-- begin MATERIAL --
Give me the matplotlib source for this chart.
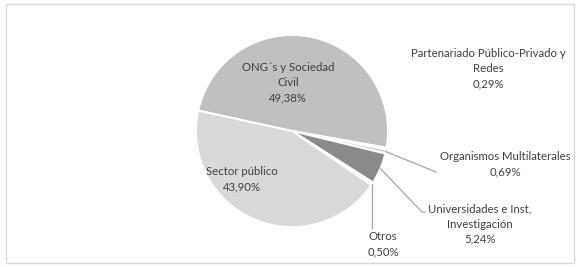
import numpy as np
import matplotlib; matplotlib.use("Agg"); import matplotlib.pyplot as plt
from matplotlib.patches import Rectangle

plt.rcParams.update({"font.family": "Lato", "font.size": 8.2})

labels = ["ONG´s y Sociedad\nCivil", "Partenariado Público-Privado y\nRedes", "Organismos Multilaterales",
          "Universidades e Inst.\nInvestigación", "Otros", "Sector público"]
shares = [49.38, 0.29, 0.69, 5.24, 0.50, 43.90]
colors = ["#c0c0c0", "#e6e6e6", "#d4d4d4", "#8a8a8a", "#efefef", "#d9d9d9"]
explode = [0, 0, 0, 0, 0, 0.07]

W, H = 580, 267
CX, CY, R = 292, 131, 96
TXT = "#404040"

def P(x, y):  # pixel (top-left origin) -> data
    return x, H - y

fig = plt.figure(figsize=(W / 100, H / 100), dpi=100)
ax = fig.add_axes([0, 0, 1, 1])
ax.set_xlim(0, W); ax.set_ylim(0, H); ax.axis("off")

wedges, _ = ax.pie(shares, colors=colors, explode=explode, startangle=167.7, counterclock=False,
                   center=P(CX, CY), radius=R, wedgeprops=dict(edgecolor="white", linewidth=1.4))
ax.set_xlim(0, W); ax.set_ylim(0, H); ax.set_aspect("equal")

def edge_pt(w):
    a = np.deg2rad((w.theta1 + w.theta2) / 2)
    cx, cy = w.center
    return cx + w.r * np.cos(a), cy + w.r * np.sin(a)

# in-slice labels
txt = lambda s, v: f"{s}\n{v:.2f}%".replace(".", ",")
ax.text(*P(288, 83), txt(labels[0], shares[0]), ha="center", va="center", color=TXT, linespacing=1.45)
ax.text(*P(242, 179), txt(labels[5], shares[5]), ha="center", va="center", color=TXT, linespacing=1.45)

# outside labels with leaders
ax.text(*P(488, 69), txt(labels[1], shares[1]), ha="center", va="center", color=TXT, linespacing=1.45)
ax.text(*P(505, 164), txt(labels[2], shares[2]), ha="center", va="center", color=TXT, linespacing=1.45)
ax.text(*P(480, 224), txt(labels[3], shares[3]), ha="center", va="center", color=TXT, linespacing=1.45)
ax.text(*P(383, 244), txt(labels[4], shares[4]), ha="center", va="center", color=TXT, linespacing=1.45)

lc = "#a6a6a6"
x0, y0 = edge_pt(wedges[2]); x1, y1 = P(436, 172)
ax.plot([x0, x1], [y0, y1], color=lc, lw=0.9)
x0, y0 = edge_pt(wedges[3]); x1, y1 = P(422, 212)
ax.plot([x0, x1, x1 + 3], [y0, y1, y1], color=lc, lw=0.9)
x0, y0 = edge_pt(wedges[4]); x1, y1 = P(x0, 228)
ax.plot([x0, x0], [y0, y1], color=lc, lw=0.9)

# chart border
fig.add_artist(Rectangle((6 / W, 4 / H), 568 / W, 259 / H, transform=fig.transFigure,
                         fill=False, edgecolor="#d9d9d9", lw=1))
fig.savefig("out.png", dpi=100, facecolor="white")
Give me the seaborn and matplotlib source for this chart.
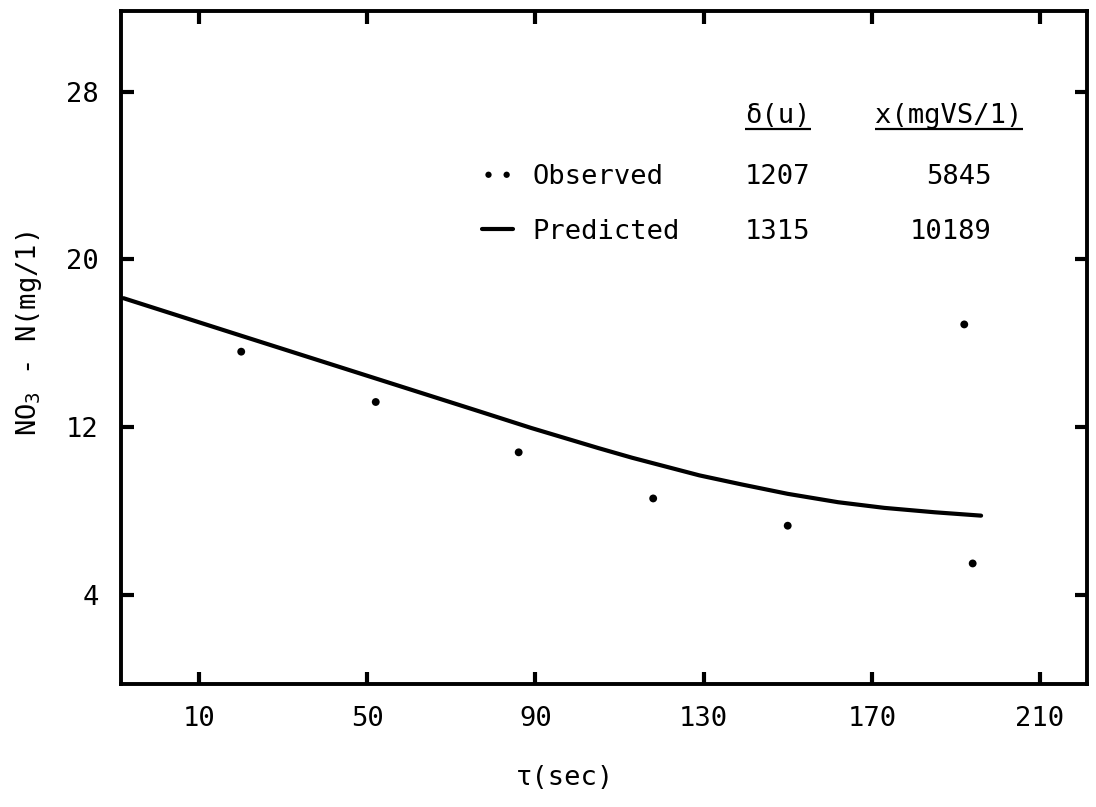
-- end MATERIAL --
-- begin MATERIAL --
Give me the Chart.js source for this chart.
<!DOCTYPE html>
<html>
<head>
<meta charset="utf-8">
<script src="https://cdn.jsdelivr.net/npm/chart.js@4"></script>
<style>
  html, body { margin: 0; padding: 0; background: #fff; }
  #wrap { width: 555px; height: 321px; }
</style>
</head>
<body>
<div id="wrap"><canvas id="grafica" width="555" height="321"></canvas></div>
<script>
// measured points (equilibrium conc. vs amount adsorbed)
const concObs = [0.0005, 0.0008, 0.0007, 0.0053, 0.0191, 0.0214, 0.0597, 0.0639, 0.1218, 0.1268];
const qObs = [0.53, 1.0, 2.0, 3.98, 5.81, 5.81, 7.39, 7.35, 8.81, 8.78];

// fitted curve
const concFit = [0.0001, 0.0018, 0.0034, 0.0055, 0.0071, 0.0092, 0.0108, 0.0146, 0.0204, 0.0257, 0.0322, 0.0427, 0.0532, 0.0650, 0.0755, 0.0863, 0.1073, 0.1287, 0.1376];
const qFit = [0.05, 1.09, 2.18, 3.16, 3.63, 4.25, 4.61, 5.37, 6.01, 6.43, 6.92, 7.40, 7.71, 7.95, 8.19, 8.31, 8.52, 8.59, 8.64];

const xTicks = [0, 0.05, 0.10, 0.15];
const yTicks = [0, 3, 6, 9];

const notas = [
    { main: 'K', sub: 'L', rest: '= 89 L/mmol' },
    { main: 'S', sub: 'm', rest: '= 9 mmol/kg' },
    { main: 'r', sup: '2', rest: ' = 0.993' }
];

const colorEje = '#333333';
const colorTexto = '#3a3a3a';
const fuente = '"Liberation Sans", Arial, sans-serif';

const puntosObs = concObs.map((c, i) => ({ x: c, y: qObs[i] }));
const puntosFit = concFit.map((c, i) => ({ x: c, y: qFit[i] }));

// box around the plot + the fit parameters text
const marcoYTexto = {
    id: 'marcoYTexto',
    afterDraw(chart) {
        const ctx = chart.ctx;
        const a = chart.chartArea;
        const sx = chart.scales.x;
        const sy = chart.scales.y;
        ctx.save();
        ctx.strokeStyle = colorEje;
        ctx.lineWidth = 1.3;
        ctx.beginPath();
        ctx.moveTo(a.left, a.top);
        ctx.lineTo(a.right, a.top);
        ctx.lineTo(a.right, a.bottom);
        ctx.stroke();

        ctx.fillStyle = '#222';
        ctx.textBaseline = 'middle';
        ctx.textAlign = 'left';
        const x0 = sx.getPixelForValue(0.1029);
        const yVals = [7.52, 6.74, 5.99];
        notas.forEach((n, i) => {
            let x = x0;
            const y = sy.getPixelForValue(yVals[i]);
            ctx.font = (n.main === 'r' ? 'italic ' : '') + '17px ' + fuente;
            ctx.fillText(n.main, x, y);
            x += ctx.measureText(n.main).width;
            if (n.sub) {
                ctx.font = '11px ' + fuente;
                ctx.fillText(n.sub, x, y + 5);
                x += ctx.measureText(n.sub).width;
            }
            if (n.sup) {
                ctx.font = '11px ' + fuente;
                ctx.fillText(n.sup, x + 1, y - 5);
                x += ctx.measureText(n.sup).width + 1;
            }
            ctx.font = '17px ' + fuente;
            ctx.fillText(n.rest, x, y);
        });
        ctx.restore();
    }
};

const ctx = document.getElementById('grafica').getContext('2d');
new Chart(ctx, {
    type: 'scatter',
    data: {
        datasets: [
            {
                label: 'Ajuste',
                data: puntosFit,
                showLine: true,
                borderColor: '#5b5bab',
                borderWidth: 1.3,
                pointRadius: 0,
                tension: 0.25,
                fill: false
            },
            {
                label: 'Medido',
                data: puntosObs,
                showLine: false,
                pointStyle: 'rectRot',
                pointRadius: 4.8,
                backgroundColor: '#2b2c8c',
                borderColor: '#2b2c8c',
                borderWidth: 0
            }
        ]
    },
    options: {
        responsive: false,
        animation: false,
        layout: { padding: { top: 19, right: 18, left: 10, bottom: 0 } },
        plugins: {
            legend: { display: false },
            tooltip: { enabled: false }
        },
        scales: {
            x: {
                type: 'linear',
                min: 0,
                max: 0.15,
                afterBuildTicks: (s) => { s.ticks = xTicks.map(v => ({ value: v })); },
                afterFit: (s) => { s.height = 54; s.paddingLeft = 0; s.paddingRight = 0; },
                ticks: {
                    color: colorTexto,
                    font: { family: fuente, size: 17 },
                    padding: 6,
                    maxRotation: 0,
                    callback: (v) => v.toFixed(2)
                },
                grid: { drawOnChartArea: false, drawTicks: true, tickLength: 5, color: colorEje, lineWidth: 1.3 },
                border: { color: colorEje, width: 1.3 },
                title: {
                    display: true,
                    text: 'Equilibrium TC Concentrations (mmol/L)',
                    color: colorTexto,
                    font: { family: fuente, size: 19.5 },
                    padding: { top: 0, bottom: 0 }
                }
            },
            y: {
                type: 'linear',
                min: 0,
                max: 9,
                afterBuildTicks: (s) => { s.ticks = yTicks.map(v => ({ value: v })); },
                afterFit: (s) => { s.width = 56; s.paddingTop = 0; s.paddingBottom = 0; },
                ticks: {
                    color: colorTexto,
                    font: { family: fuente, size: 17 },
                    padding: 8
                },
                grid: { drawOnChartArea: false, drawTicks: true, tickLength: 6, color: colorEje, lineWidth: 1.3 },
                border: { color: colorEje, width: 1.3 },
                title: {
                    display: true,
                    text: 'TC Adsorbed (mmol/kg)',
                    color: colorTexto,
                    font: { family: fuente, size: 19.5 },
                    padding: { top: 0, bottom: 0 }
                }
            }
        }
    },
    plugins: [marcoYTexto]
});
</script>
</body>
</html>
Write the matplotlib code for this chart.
-- end MATERIAL --
_TO BE DONE_:
Gather each line of the listing that holds the string "matplotlib".

_FINAL RESULT_:
Give me the matplotlib source for this chart.
import matplotlib; matplotlib.use("Agg"); import matplotlib.pyplot as plt
from matplotlib.patches import Rectangle
Give me the seaborn and matplotlib source for this chart.
Write the matplotlib code for this chart.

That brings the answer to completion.